Friday, December 12, 2008

Comment of the Week


"By 2010 all CNN shows will be anchored via hologram by Jessica Yellin, Will.I.Am and a revolving team of outsourced Indian correspondents. With the money saved by firing all on air talent CNN will be able to move forward with its plan to move into a new giant headquarters building affectionately nicknamed "Jon Klein's Penis Substitute." Unfortunately the network will effectively go off the air in 2011 with the death of its last viewer, a man who legally changed his name to CNNfan, formerly Joseph Yarmolinsky of Farmingville New York, who had been monitoring the network for the last 20 years from the basement of his mother's house. He will die of deep vein thrombosis during a 30 hour marathon of Sanjay Gupta's health tips (Gupta having moved to India to be an outsourced correspondent). Irony would suggest that he die during the segment on Deep Vein Thrombosis, but instead it will be during an hour on trans-fats."
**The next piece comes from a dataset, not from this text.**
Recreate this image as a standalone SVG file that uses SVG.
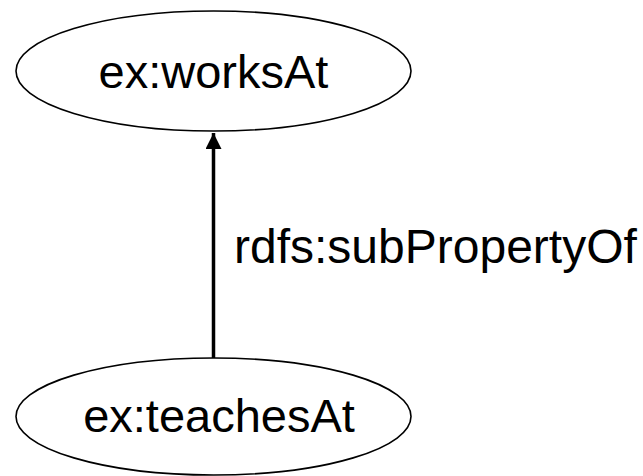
<svg xmlns="http://www.w3.org/2000/svg" width="643" height="476" viewBox="0 0 643 476">
<defs>
<style>
.node ellipse{fill:#fff;stroke:#000;stroke-width:1.6}
.node text,.lbl{font-family:"Liberation Sans",Arial,sans-serif;font-size:47px;fill:#000}
.node text{text-anchor:middle}
.lbl{font-size:48px}
.edge{stroke:#000;stroke-width:3.5;fill:none}
</style>
<marker id="arr" viewBox="0 0 16 16" refX="16" refY="8" markerWidth="16" markerHeight="16" markerUnits="userSpaceOnUse" orient="auto">
<path d="M0,0 L16,8 L0,16 Z" fill="#000"/>
</marker>
</defs>
<g id="connectors">
<line class="edge" x1="213.5" y1="358" x2="213.5" y2="133" marker-end="url(#arr)"/>
<text class="lbl" x="234" y="263">rdfs:subPropertyOf</text>
</g>
<g id="worksAt" class="node">
<ellipse cx="213.5" cy="71" rx="197.5" ry="60"/>
<text x="213.5" y="88">ex:worksAt</text>
</g>
<g id="teachesAt" class="node">
<ellipse cx="213.5" cy="416.5" rx="197.5" ry="58.5"/>
<text x="219" y="432">ex:teachesAt</text>
</g>
</svg>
-- Anonymous (If you're the author of this comment, feel free to step forward and claim responsibility.)

6 comments:

Mark said...

Can we start this over here too? Can you give away a DXM T-shirt?

I smell merchandising!

aaron said...

Chezgurt: Merchandising, merchandising! Where the real money from the blog is made! DXM the colouring book! DXM the lunch box! DXM the breakfast cereal! DXM the flame thrower (Inara loves this one)! And last but not least, DXM the doll, Chez! (pull string) Chez-doll: "Making a mockery of mockery!"
Chezgurt: Adorable.

Ben Fleming said...

Put that on the back of a t-shirt and I would buy that.

Anonymous said...

"move into a new giant headquarters building affectionately nicknamed "Jon Klein's Penis Substitute." "

So I'm going to go out on a "limb", so to speak, here and say that this building will become enlarged and throb when Anderson Cooper enters it?

kanye said...

Anonymous, that's just fucking funny.

Anonymous said...

Chez:

Kathleen Koch just got the boot as well.